— Start DATASET ROWS —

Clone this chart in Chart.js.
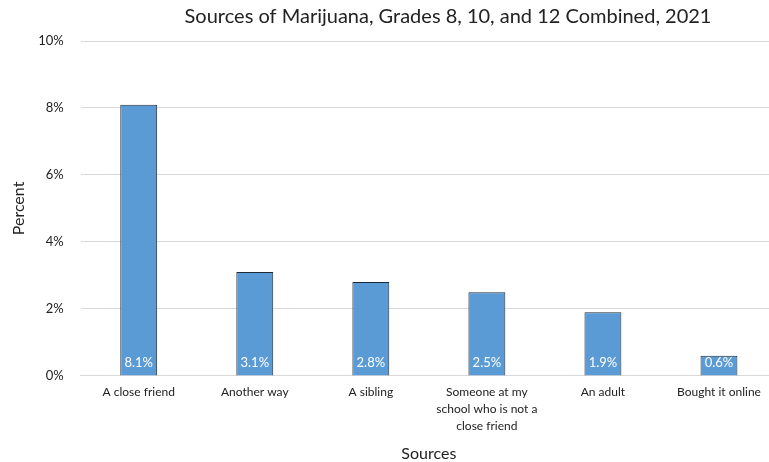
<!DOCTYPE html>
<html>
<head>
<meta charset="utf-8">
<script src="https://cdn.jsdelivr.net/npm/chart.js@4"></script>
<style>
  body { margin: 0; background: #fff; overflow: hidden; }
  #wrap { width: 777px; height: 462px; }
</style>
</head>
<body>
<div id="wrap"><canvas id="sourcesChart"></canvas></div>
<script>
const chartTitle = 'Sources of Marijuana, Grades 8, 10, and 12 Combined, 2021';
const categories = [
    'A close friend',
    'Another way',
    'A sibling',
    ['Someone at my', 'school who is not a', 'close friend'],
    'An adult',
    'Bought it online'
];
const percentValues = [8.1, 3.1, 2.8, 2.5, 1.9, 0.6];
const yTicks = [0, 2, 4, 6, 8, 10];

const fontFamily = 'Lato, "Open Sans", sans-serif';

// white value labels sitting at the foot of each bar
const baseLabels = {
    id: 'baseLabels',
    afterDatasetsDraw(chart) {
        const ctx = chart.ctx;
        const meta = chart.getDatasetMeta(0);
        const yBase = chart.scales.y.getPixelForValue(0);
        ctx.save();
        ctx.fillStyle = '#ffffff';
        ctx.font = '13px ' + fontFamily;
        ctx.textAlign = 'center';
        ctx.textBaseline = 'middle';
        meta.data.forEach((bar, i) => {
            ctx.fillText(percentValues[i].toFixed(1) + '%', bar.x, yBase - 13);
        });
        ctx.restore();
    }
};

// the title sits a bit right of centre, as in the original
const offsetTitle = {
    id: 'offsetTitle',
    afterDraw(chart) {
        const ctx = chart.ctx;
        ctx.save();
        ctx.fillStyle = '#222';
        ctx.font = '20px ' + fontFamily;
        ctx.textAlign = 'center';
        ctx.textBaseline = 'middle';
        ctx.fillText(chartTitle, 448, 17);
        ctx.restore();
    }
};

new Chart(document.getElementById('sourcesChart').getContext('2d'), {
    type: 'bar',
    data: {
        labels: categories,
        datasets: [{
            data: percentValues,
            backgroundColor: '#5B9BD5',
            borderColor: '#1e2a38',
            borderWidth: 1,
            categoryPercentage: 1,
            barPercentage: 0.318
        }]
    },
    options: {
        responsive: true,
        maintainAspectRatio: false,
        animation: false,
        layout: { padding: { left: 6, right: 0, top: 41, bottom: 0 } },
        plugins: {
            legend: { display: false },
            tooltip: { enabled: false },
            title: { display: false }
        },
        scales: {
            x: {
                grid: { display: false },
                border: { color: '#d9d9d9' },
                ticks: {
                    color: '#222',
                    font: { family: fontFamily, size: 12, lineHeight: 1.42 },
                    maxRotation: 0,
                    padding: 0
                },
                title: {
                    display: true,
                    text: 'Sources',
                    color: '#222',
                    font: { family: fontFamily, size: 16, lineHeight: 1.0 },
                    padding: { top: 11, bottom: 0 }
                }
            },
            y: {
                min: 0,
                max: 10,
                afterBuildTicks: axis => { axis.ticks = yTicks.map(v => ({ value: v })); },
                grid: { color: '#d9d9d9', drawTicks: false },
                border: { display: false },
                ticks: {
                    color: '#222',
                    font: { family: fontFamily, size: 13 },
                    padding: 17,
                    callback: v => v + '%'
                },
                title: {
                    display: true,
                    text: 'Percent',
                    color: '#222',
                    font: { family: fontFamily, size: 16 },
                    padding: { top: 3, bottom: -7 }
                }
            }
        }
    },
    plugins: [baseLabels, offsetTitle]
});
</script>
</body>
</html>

— End DATASET ROWS —
— Start DATASET ROWS —

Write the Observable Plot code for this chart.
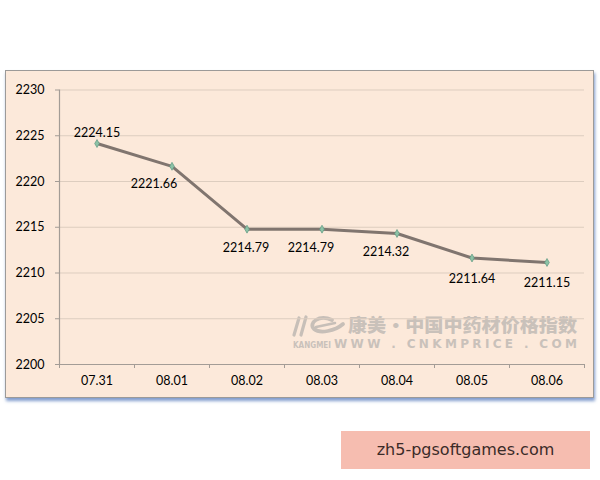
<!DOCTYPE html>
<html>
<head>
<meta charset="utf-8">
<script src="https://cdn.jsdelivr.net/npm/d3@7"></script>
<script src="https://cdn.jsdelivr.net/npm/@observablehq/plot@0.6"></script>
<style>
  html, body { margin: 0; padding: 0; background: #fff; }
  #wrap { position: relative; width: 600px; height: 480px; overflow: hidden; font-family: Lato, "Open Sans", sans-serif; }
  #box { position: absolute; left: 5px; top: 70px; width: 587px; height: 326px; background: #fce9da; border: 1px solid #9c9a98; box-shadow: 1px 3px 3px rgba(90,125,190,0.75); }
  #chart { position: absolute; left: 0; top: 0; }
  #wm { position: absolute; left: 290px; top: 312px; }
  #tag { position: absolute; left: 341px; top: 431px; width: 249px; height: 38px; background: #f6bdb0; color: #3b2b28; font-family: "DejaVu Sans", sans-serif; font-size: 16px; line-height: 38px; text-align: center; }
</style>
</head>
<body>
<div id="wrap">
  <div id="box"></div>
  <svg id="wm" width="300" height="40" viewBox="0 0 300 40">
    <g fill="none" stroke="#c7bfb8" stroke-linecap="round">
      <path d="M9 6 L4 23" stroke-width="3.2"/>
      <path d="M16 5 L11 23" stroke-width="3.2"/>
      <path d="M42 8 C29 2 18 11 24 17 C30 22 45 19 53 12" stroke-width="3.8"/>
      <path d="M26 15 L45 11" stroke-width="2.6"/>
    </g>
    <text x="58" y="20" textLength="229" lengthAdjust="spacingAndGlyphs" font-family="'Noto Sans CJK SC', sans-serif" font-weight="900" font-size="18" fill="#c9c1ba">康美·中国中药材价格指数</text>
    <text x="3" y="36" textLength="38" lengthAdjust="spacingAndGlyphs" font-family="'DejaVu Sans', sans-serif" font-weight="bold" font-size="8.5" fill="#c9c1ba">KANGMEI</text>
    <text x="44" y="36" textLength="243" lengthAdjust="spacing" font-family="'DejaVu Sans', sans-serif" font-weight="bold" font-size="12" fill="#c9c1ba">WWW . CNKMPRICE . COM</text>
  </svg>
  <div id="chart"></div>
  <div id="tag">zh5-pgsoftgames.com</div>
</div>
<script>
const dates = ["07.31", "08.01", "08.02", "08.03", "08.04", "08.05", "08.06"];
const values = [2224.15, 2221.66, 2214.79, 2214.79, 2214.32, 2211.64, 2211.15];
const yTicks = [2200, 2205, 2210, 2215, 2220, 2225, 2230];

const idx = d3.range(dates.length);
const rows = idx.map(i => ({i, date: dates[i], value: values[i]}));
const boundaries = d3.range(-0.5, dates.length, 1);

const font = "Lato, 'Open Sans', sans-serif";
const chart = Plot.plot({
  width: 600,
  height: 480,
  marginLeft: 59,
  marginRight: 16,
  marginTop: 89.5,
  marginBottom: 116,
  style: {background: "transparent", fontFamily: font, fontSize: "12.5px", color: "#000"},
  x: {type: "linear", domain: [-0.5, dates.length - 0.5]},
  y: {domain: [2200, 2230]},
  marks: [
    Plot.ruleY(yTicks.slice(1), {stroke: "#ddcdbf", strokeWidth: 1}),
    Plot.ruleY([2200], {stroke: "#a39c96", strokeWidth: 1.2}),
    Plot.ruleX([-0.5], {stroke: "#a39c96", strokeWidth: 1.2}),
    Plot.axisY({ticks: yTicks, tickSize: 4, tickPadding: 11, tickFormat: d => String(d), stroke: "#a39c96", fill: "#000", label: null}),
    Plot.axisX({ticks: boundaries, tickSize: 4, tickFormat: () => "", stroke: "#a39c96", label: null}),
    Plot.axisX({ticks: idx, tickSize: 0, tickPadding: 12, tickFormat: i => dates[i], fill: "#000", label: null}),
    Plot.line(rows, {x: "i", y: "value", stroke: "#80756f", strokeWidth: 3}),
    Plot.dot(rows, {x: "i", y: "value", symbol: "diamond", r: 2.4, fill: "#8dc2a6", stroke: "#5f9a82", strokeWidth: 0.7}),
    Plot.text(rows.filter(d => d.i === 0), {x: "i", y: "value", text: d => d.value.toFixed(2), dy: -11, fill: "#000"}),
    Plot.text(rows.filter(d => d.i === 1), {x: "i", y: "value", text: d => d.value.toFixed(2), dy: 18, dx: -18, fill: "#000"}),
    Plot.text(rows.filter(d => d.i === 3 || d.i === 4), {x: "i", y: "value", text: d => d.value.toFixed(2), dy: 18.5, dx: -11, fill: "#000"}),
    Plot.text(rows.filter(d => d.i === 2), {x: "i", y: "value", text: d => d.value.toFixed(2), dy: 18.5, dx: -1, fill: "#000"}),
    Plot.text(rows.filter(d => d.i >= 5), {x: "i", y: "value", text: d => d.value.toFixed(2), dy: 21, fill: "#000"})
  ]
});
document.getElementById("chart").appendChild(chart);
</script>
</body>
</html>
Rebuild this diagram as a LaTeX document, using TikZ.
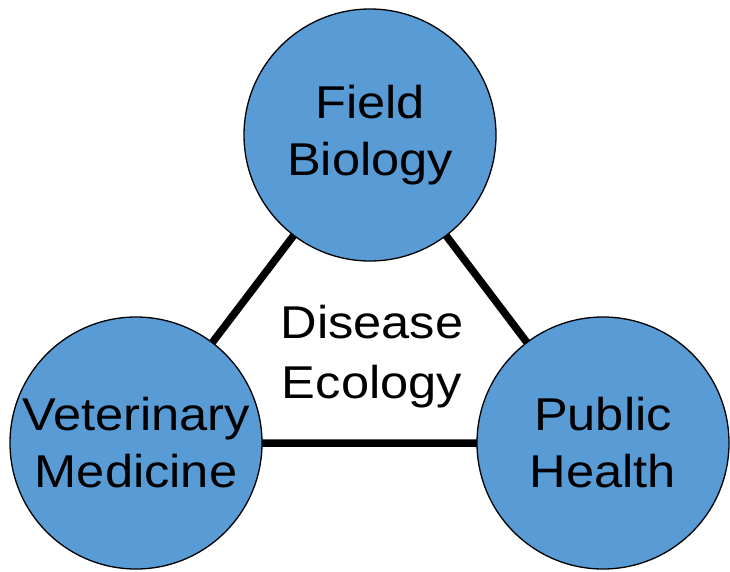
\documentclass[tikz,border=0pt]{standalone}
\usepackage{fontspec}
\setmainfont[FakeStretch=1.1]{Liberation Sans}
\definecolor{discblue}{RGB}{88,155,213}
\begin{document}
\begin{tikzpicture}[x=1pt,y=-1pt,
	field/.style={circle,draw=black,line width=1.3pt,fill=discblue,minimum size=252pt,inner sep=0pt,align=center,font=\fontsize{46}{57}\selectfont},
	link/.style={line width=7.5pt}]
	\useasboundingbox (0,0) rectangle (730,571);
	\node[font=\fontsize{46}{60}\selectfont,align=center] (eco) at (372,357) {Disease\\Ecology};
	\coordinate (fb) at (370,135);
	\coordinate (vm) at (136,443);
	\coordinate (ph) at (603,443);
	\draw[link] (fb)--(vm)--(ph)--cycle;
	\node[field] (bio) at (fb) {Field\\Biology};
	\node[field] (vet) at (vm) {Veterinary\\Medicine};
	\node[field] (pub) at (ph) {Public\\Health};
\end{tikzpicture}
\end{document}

— End DATASET ROWS —
— Start DATASET ROWS —

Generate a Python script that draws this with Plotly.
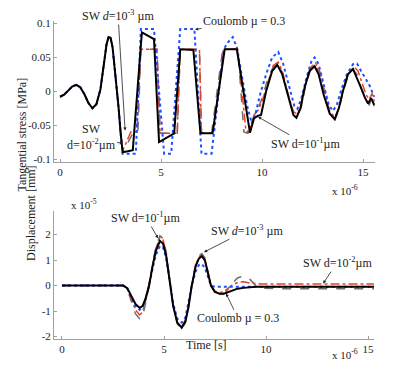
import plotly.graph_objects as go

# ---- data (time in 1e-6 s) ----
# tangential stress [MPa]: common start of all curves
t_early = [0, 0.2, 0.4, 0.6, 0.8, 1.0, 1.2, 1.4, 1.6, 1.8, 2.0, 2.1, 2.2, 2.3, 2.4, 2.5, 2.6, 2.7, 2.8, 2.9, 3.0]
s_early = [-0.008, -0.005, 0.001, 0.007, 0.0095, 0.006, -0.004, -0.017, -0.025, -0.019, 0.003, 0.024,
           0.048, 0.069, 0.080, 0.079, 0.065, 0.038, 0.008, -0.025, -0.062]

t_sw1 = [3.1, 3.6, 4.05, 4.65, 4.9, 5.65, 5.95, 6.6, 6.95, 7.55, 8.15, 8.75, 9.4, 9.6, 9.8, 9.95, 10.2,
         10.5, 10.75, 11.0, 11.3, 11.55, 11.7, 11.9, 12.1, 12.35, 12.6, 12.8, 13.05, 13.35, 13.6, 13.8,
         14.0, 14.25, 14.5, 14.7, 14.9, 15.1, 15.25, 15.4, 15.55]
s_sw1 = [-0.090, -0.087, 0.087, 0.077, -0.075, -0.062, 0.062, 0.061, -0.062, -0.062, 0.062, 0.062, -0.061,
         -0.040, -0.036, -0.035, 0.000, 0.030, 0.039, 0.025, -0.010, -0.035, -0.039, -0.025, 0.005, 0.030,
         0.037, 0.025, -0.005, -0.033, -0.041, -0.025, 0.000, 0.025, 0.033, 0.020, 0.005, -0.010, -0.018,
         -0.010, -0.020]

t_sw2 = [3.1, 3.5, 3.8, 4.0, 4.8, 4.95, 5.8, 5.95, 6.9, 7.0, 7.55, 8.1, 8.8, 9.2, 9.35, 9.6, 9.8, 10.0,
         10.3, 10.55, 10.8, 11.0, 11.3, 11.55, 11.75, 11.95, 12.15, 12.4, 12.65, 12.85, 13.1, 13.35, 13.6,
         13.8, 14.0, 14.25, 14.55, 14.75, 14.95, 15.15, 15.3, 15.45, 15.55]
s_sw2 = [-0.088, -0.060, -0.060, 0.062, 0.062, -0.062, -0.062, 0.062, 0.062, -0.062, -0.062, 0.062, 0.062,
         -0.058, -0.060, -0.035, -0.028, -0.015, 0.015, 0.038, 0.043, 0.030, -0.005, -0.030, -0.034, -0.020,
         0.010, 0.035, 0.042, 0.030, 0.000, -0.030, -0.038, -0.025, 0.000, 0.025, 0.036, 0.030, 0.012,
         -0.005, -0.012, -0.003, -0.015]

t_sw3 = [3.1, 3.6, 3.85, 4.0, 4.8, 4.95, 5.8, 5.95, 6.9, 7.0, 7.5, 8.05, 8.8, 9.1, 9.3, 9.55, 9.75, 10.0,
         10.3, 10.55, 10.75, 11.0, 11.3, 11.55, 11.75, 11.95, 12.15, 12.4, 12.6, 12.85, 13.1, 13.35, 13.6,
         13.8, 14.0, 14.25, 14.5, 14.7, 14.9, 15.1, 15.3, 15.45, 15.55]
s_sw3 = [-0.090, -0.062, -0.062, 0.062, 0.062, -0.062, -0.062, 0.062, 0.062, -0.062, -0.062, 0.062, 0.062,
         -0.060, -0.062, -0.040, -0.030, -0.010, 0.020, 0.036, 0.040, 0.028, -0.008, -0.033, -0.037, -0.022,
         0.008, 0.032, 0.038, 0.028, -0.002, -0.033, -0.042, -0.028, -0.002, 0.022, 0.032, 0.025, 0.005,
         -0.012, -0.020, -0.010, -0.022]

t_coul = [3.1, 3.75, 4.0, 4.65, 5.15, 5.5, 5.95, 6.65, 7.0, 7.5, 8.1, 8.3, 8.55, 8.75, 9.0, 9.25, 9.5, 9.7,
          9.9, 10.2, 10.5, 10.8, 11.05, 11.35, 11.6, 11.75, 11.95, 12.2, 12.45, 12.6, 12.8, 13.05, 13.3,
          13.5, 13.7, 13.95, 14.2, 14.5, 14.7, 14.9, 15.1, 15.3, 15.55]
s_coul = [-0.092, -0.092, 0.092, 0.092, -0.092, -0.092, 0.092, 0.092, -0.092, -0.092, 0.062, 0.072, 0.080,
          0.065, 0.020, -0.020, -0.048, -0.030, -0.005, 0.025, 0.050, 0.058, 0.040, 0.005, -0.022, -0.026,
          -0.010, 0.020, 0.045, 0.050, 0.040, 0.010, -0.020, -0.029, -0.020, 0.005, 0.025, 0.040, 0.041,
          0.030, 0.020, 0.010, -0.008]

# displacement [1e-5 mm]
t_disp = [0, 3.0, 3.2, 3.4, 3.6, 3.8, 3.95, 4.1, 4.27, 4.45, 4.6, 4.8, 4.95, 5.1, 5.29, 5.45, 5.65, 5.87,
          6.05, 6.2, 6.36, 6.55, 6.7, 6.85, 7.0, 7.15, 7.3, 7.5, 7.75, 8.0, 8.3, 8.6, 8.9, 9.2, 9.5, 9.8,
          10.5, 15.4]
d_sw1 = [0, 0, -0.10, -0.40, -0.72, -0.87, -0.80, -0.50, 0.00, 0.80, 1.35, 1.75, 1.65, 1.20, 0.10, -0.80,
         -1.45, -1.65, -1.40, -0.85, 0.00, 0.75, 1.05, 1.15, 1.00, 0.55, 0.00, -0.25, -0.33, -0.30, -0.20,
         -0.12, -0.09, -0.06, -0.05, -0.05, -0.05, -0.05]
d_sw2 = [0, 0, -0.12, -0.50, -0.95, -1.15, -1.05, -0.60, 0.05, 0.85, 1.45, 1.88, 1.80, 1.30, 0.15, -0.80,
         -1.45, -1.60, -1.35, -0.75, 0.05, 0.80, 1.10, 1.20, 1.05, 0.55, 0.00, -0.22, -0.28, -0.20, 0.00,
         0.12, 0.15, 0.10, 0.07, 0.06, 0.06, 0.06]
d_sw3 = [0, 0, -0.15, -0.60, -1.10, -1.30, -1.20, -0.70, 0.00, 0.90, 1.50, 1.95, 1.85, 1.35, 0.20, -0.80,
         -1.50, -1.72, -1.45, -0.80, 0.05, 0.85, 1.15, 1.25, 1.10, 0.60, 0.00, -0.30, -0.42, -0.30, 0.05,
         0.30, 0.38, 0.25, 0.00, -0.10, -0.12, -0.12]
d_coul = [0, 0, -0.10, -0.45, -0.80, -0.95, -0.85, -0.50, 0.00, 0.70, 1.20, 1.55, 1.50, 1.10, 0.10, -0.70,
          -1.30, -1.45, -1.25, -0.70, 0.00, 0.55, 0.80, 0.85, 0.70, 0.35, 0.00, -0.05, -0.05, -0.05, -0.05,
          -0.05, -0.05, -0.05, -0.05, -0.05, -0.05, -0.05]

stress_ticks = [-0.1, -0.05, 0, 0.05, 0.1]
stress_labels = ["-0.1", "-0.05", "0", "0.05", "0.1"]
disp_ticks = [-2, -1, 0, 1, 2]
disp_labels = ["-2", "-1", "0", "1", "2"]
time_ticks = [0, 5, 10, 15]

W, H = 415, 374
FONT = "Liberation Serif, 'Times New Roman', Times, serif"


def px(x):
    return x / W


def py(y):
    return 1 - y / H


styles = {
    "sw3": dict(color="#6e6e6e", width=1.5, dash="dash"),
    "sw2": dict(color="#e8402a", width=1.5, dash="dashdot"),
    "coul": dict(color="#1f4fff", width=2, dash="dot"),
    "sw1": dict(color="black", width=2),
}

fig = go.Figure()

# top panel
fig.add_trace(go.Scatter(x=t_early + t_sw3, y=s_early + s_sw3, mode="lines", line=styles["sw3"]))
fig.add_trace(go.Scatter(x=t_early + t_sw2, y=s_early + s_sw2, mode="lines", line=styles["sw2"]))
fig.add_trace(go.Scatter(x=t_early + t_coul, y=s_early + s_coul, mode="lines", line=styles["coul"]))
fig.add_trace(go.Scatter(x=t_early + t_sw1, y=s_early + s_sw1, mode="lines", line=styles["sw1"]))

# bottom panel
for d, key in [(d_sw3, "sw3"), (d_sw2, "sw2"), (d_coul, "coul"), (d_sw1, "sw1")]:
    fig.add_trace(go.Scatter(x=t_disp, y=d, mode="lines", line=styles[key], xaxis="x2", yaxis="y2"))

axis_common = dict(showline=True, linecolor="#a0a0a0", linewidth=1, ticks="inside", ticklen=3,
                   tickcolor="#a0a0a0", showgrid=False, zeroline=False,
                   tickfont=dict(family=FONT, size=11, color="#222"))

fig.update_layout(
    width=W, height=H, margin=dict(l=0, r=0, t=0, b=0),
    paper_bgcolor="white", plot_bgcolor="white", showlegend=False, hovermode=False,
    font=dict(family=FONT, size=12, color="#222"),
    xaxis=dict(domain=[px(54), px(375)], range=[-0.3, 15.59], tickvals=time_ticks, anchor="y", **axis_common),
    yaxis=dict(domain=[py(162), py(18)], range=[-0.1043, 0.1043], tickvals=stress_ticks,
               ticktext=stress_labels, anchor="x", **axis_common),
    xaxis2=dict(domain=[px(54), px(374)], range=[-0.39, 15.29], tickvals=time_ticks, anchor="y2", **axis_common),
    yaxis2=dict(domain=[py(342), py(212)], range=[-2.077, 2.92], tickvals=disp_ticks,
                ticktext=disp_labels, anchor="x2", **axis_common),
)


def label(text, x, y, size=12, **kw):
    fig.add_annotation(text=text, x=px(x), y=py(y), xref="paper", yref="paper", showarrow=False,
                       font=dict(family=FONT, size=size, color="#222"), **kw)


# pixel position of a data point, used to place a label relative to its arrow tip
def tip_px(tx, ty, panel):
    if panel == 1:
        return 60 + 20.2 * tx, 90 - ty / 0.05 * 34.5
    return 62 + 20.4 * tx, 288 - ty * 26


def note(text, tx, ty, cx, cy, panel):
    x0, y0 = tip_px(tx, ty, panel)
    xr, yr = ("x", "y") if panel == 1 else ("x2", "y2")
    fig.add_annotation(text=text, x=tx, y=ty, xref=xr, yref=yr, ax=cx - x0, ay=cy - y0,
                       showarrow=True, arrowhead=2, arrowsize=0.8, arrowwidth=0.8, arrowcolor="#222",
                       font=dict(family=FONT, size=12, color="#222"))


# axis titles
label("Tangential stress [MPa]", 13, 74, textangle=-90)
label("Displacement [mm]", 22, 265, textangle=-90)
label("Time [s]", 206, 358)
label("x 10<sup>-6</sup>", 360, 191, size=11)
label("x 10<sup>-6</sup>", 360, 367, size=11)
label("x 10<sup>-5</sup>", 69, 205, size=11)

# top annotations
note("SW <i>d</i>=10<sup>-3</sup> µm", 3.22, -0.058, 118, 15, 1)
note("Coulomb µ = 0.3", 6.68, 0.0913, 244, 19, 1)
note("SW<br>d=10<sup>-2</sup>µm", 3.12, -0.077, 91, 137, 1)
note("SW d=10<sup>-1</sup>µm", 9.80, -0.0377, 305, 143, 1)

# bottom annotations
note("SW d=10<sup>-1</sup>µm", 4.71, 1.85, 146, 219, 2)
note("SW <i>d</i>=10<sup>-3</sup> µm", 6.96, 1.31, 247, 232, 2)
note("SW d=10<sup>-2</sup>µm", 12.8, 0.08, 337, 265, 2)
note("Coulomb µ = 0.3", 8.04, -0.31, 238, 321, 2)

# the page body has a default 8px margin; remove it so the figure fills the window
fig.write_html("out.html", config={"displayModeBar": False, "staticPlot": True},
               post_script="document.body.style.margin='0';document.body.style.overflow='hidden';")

— End DATASET ROWS —

WRITTEN INSTRUCTION:
In the listing above, find the line containing "Generate a Python" and the line containing "0.048, 0.069, 0.080, 0.079, 0.065, 0.038, 0.008, -0.025, -0.062]", then write out both of them and every line between, exactly, with no pictures.

FINISHED ANSWER:
Generate a Python script that draws this with Plotly.
import plotly.graph_objects as go

# ---- data (time in 1e-6 s) ----
# tangential stress [MPa]: common start of all curves
t_early = [0, 0.2, 0.4, 0.6, 0.8, 1.0, 1.2, 1.4, 1.6, 1.8, 2.0, 2.1, 2.2, 2.3, 2.4, 2.5, 2.6, 2.7, 2.8, 2.9, 3.0]
s_early = [-0.008, -0.005, 0.001, 0.007, 0.0095, 0.006, -0.004, -0.017, -0.025, -0.019, 0.003, 0.024,
           0.048, 0.069, 0.080, 0.079, 0.065, 0.038, 0.008, -0.025, -0.062]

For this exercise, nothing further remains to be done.